Arkansas Governor Mike Huckabee is tickled by the rampant speculation that he will seek the presidency. Officially, he's "keeping all options open," which is another way of saying he's trying to figure out how much money he could raise. If Huckabee does run, he would have to find a way--as Governor Bill Clinton did in 1992--to divert attention from some of the state's dreary realities, like a high poverty rate, relatively large numbers of unimmunized toddlers and poor ACT scores. Still, like Clinton, Huckabee has approached his state's troubles with energy and innovation, and he has enjoyed some successes. Most notably, he created ARKids First, which offers health insurance to poor children and has helped reduce the percentage of uninsured Arkansans under 18 to 9% in 2003-04, compared with 12% for the nation and 21% for neighboring Texas. Since he became Governor in July 1996, welfare rolls have declined by nearly half, and last year the state's economy grew 4.4%, beating the national average of 4.2%.
But Huckabee, 50, is a good Governor, not just for what he has done but also for who he has become, personally and politically. He is literally half the man he used to be, having lost 110 lbs. after learning in 2002 that he has diabetes and suffering chest pains a year later. He now exercises with martial regularity. More important, but less noted, has been Huckabee's political transformation. In his early years as Lieutenant Governor and then in the top job, he offered little more than anti-Clinton resentment and capering populism; in 1996 he warned of "environmental wackos who ... want to tell us what kind of deodorant we can use." Huckabee is now a mature, consensus-building conservative who earns praise from fellow Evangelicals and, occasionally, liberal Democrats.
In 1997 he surprised some Republicans by introducing ARKids First, and a year later he decided that all the state's proceeds from the tobacco industry lawsuit settlement should go to health education, antismoking campaigns and--get this--Medicaid expansion.
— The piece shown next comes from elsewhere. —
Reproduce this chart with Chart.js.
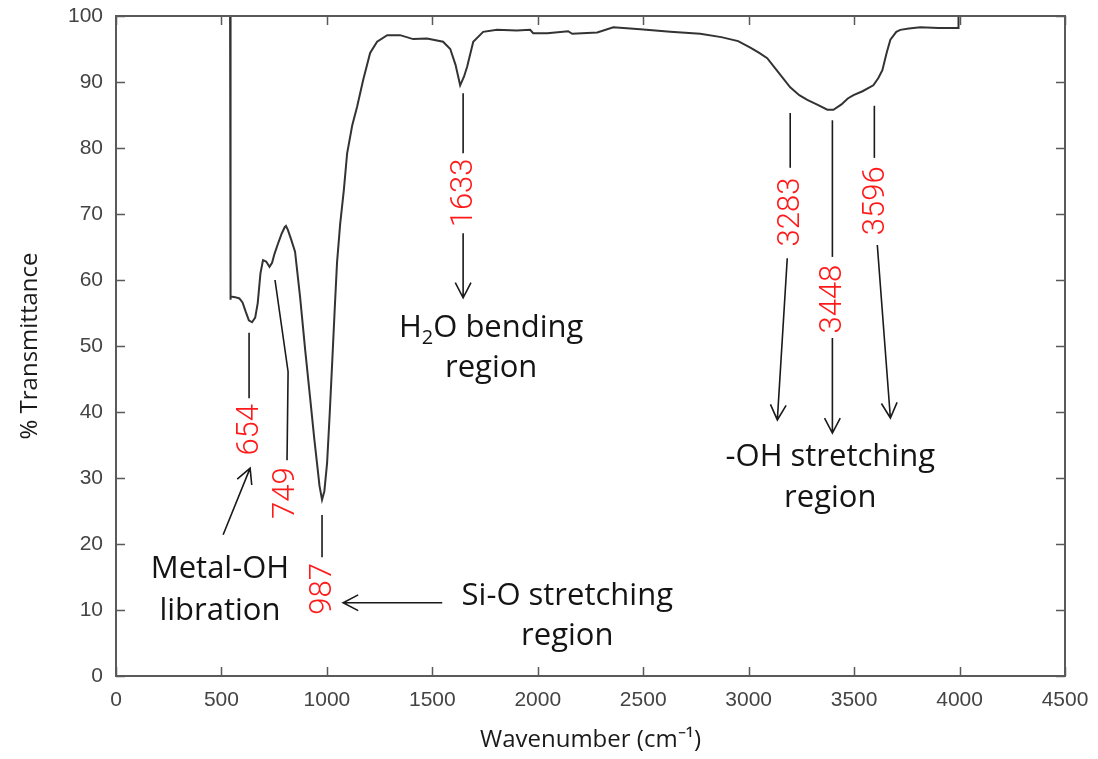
<!DOCTYPE html>
<html>
<head>
<meta charset="utf-8">
<script src="https://cdn.jsdelivr.net/npm/chart.js@4.4.1/dist/chart.umd.min.js"></script>
<style>
  html, body { margin: 0; padding: 0; background: #fff; }
  canvas { display: block; }
</style>
</head>
<body>
<canvas id="ftir" width="1098" height="759"></canvas>
<script>
// FTIR spectrum
const wavenumber = [400, 541, 541.5, 545, 565, 585, 600, 615, 630, 645, 660, 672, 685, 697, 712, 728, 740, 752, 768, 785, 800, 806, 815,
  830, 849, 873, 897, 920, 940, 953, 965, 977, 988, 1001, 1013, 1025, 1037, 1048, 1063, 1080, 1096, 1120, 1143, 1172, 1205, 1238,
  1286, 1347, 1409, 1475, 1551, 1585, 1610, 1632, 1650, 1665, 1694, 1741, 1807, 1900, 1964, 1978, 2045, 2144, 2163, 2282, 2358,
  2486, 2628, 2770, 2870, 2950, 3008, 3050, 3088, 3140, 3197, 3240, 3278, 3330, 3373, 3402, 3440, 3470, 3497, 3540, 3591, 3615,
  3634, 3655, 3672, 3700, 3719, 3760, 3814, 3900, 3994, 3995];
const transmittance = [100, 100, 57.0, 57.5, 57.4, 57.2, 56.6, 55.2, 53.9, 53.6, 54.3, 56.5, 61.0, 63.0, 62.8, 62.0, 62.6, 64.0, 65.5, 67.0, 68.0, 68.2, 67.6,
  66.2, 64.3, 57.4, 49.4, 42.3, 36.0, 32.3, 28.8, 26.7, 28.0, 32.3, 39.5, 47.4, 55.5, 62.6, 68.5, 73.5, 79.2, 83.4, 86.2, 90.3, 94.4, 96.1,
  97.1, 97.1, 96.5, 96.6, 96.1, 95.0, 92.6, 89.5, 90.8, 92.3, 96.1, 97.6, 97.9, 97.8, 97.9, 97.4, 97.4, 97.7, 97.3, 97.5, 98.3,
  98.0, 97.6, 97.3, 96.8, 96.2, 95.2, 94.4, 93.6, 91.5, 89.2, 88.0, 87.3, 86.5, 85.8, 85.8, 86.6, 87.5, 88.0, 88.6, 89.5, 90.6,
  91.8, 94.5, 96.4, 97.6, 97.9, 98.1, 98.3, 98.2, 98.2, 100];

const peakLabels = ['654', '749', '987', '1633', '3283', '3448', '3596'];
const regionLabels = [['Metal-OH', 'libration'], ['Si-O stretching', 'region'], ['H\u2082O bending', 'region'], ['-OH stretching', 'region']];

// where the annotations sit, in axis units (wavenumber, %T)
const peakLabelPos = [[631, 37.3], [802, 27.7], [977, 13.2], [1646, 73.2], [3197, 70.3], [3397, 57.1], [3601, 72.0]];
const leaderLines = [
  [[631, 52.0], [631, 42.1]],
  [[754, 60.0], [816, 46.1], [811, 32.7]],
  [[977, 24.4], [977, 18.0]],
  [[1646, 88.3], [1646, 79.2]],
  [[3197, 85.3], [3197, 77.0]],
  [[3397, 84.2], [3397, 63.5]],
  [[3596, 86.4], [3596, 78.5]]
];
const arrows = [
  [[508, 21.4], [636, 31.5]],
  [[1547, 11.1], [1077, 11.1]],
  [[1646, 67.1], [1646, 57.3]],
  [[3183, 63.3], [3136, 38.8]],
  [[3397, 51.2], [3397, 36.8]],
  [[3610, 65.3], [3672, 39.1]]
];
const regionPos = [[493, 14.85, 8.5], [2140, 10.7, 4.7], [1779, 51.4, 45.3], [3387, 31.8, 25.6]];

function drawArrow(ctx, x1, y1, x2, y2) {
    const ang = Math.atan2(y2 - y1, x2 - x1);
    const len = 17, spread = 0.48;
    ctx.beginPath();
    ctx.moveTo(x1, y1);
    ctx.lineTo(x2, y2);
    ctx.moveTo(x2 - len * Math.cos(ang - spread), y2 - len * Math.sin(ang - spread));
    ctx.lineTo(x2, y2);
    ctx.lineTo(x2 - len * Math.cos(ang + spread), y2 - len * Math.sin(ang + spread));
    ctx.stroke();
}

function drawRegionText(ctx, text, cx, baseY) {
    const big = '31px "Open Sans"', small = '20px "Open Sans"';
    if (text.indexOf('\u2082') < 0) {
        ctx.font = big;
        ctx.textAlign = 'center';
        ctx.fillText(text, cx, baseY);
        return;
    }
    // H2O with a real subscript
    const parts = [['H', big, 0], ['2', small, 7], ['O bending', big, 0]];
    let total = 0;
    parts.forEach(p => { ctx.font = p[1]; total += ctx.measureText(p[0]).width; });
    let xx = cx - total / 2;
    ctx.textAlign = 'left';
    parts.forEach(p => {
        ctx.font = p[1];
        ctx.fillText(p[0], xx, baseY + p[2]);
        xx += ctx.measureText(p[0]).width;
    });
}

const annotate = {
    id: 'annotate',
    afterDraw(chart) {
        const { ctx, chartArea: a, scales: { x, y } } = chart;
        const px = v => x.getPixelForValue(v);
        const py = v => y.getPixelForValue(v);
        ctx.save();

        // axes box
        ctx.strokeStyle = '#5a5a5a';
        ctx.lineWidth = 2;
        ctx.strokeRect(a.left, a.top, a.right - a.left, a.bottom - a.top);

        // inward ticks on all four sides
        ctx.lineWidth = 1.5;
        ctx.beginPath();
        x.ticks.forEach(t => {
            const p = Math.round(px(t.value)) + 0.5;
            ctx.moveTo(p, a.bottom); ctx.lineTo(p, a.bottom - 9);
            ctx.moveTo(p, a.top); ctx.lineTo(p, a.top + 9);
        });
        y.ticks.forEach(t => {
            const p = Math.round(py(t.value)) + 0.5;
            ctx.moveTo(a.left, p); ctx.lineTo(a.left + 9, p);
            ctx.moveTo(a.right, p); ctx.lineTo(a.right - 9, p);
        });
        ctx.stroke();

        // leader lines and arrows
        ctx.strokeStyle = '#1a1a1a';
        ctx.lineWidth = 1.6;
        leaderLines.forEach(pts => {
            ctx.beginPath();
            pts.forEach((p, i) => i ? ctx.lineTo(px(p[0]), py(p[1])) : ctx.moveTo(px(p[0]), py(p[1])));
            ctx.stroke();
        });
        arrows.forEach(([s, e]) => drawArrow(ctx, px(s[0]), py(s[1]), px(e[0]), py(e[1])));

        // red peak positions, rotated
        ctx.fillStyle = '#ff1a1a';
        ctx.font = '300 31px Roboto';
        ctx.textAlign = 'center';
        ctx.textBaseline = 'middle';
        peakLabels.forEach((lbl, i) => {
            ctx.save();
            ctx.translate(px(peakLabelPos[i][0]), py(peakLabelPos[i][1]));
            ctx.rotate(-Math.PI / 2);
            ctx.fillText(lbl, 0, 1);
            ctx.restore();
        });

        // region captions
        ctx.fillStyle = '#141414';
        ctx.textBaseline = 'alphabetic';
        regionLabels.forEach((lines, i) => {
            const [w, t1, t2] = regionPos[i];
            drawRegionText(ctx, lines[0], px(w), py(t1));
            drawRegionText(ctx, lines[1], px(w), py(t2));
        });
        ctx.restore();
    }
};

const points = wavenumber.map((w, i) => ({ x: w, y: transmittance[i] }));

new Chart(document.getElementById('ftir'), {
    type: 'scatter',
    data: {
        datasets: [{
            data: points,
            showLine: true,
            borderColor: '#333333',
            borderWidth: 2,
            pointRadius: 0,
            tension: 0,
            clip: 4
        }]
    },
    options: {
        responsive: false,
        animation: false,
        devicePixelRatio: 1,
        layout: { padding: { top: 16, right: 33, left: 0, bottom: 0 } },
        plugins: { legend: { display: false }, tooltip: { enabled: false } },
        scales: {
            x: {
                type: 'linear',
                min: 0, max: 4500,
                afterFit: s => { s.height = 83; s.paddingLeft = 0; s.paddingRight = 0; },
                ticks: { stepSize: 500, color: '#444', padding: 12, maxRotation: 0, callback: v => String(v), font: { family: 'Liberation Sans', size: 21 } },
                grid: { drawOnChartArea: false, drawTicks: false },
                border: { display: false },
                title: { display: true, text: 'Wavenumber (cm\u207B\u00B9)', color: '#1a1a1a', padding: { bottom: 4 }, font: { family: 'Open Sans', size: 24 } }
            },
            y: {
                type: 'linear',
                min: 0, max: 100,
                afterFit: s => { s.width = 116; s.paddingTop = 0; s.paddingBottom = 0; },
                ticks: { stepSize: 10, color: '#444', padding: 13, callback: v => String(v), font: { family: 'Liberation Sans', size: 21 } },
                grid: { drawOnChartArea: false, drawTicks: false },
                border: { display: false },
                title: { display: true, text: '% Transmittance', color: '#1a1a1a', padding: { top: 16 }, font: { family: 'Open Sans', size: 24 } }
            }
        }
    },
    plugins: [annotate]
});
</script>
</body>
</html>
Partly because of opposition from his own party, Huckabee's tobacco plan got bottled up in the Arkansas house. So he put it before voters, and the referendum passed, 64% to 36%, in 2000. Huckabee also helped persuade voters to increase their own gas taxes to fund long-overdue highway repairs in 1999. The previous Governor, Jim Guy Tucker, Clinton's Democratic successor, had tried and failed to pass a highway program.
Spreading the word about his newfound health is Huckabee's top mission now. This summer he began a one-year chairmanship of the National Governors Association, from which he has launched a Healthy America project to encourage fitness. He believes that because his own gourmandise was so legendary--he used to eat entire bowls of buttermilk dressing with his salads--he can persuade fellow bubbas to exercise and eat better. "I cannot completely describe just how contemptuous I was of exercise and those who engaged in it regularly," he writes in his book Quit Digging Your Grave with a Knife and Fork. In May he ran a marathon.